### Required work
Your task is to transcribe, without alteration, the lines from the top of the material below through the line bearing "fill=cpriv] (priv2) at", inclusive.
+++ Recorded information
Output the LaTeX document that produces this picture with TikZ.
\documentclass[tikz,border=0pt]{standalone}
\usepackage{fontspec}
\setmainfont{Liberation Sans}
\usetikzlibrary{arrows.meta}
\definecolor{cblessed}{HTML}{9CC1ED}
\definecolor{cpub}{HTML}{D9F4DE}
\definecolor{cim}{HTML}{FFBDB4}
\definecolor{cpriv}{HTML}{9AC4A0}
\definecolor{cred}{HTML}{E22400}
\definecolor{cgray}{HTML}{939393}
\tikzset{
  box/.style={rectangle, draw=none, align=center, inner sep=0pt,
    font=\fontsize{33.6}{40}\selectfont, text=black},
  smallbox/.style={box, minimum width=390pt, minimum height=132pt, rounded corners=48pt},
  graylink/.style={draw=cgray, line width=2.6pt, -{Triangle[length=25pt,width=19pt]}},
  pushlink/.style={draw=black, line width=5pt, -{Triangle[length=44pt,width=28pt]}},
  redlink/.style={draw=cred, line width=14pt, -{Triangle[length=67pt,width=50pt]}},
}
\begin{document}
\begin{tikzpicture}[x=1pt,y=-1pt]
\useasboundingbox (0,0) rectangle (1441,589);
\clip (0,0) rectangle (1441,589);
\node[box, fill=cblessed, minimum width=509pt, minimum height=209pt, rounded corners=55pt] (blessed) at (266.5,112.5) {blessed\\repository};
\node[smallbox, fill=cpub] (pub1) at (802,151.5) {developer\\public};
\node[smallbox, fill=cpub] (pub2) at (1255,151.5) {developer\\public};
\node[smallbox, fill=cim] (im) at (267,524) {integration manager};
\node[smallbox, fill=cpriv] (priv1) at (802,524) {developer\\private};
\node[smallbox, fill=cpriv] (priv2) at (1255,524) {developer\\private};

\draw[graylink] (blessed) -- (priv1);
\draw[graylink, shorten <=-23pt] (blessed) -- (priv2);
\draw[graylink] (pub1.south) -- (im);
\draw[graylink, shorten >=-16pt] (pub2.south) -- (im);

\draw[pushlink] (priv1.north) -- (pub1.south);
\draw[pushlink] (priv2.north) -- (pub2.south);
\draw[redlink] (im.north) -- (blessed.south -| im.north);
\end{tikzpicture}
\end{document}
++++++
### Solution to the exercise
Output the LaTeX document that produces this picture with TikZ.
\documentclass[tikz,border=0pt]{standalone}
\usepackage{fontspec}
\setmainfont{Liberation Sans}
\usetikzlibrary{arrows.meta}
\definecolor{cblessed}{HTML}{9CC1ED}
\definecolor{cpub}{HTML}{D9F4DE}
\definecolor{cim}{HTML}{FFBDB4}
\definecolor{cpriv}{HTML}{9AC4A0}
\definecolor{cred}{HTML}{E22400}
\definecolor{cgray}{HTML}{939393}
\tikzset{
  box/.style={rectangle, draw=none, align=center, inner sep=0pt,
    font=\fontsize{33.6}{40}\selectfont, text=black},
  smallbox/.style={box, minimum width=390pt, minimum height=132pt, rounded corners=48pt},
  graylink/.style={draw=cgray, line width=2.6pt, -{Triangle[length=25pt,width=19pt]}},
  pushlink/.style={draw=black, line width=5pt, -{Triangle[length=44pt,width=28pt]}},
  redlink/.style={draw=cred, line width=14pt, -{Triangle[length=67pt,width=50pt]}},
}
\begin{document}
\begin{tikzpicture}[x=1pt,y=-1pt]
\useasboundingbox (0,0) rectangle (1441,589);
\clip (0,0) rectangle (1441,589);
\node[box, fill=cblessed, minimum width=509pt, minimum height=209pt, rounded corners=55pt] (blessed) at (266.5,112.5) {blessed\\repository};
\node[smallbox, fill=cpub] (pub1) at (802,151.5) {developer\\public};
\node[smallbox, fill=cpub] (pub2) at (1255,151.5) {developer\\public};
\node[smallbox, fill=cim] (im) at (267,524) {integration manager};
\node[smallbox, fill=cpriv] (priv1) at (802,524) {developer\\private};
\node[smallbox, fill=cpriv] (priv2) at (1255,524) {developer\\private};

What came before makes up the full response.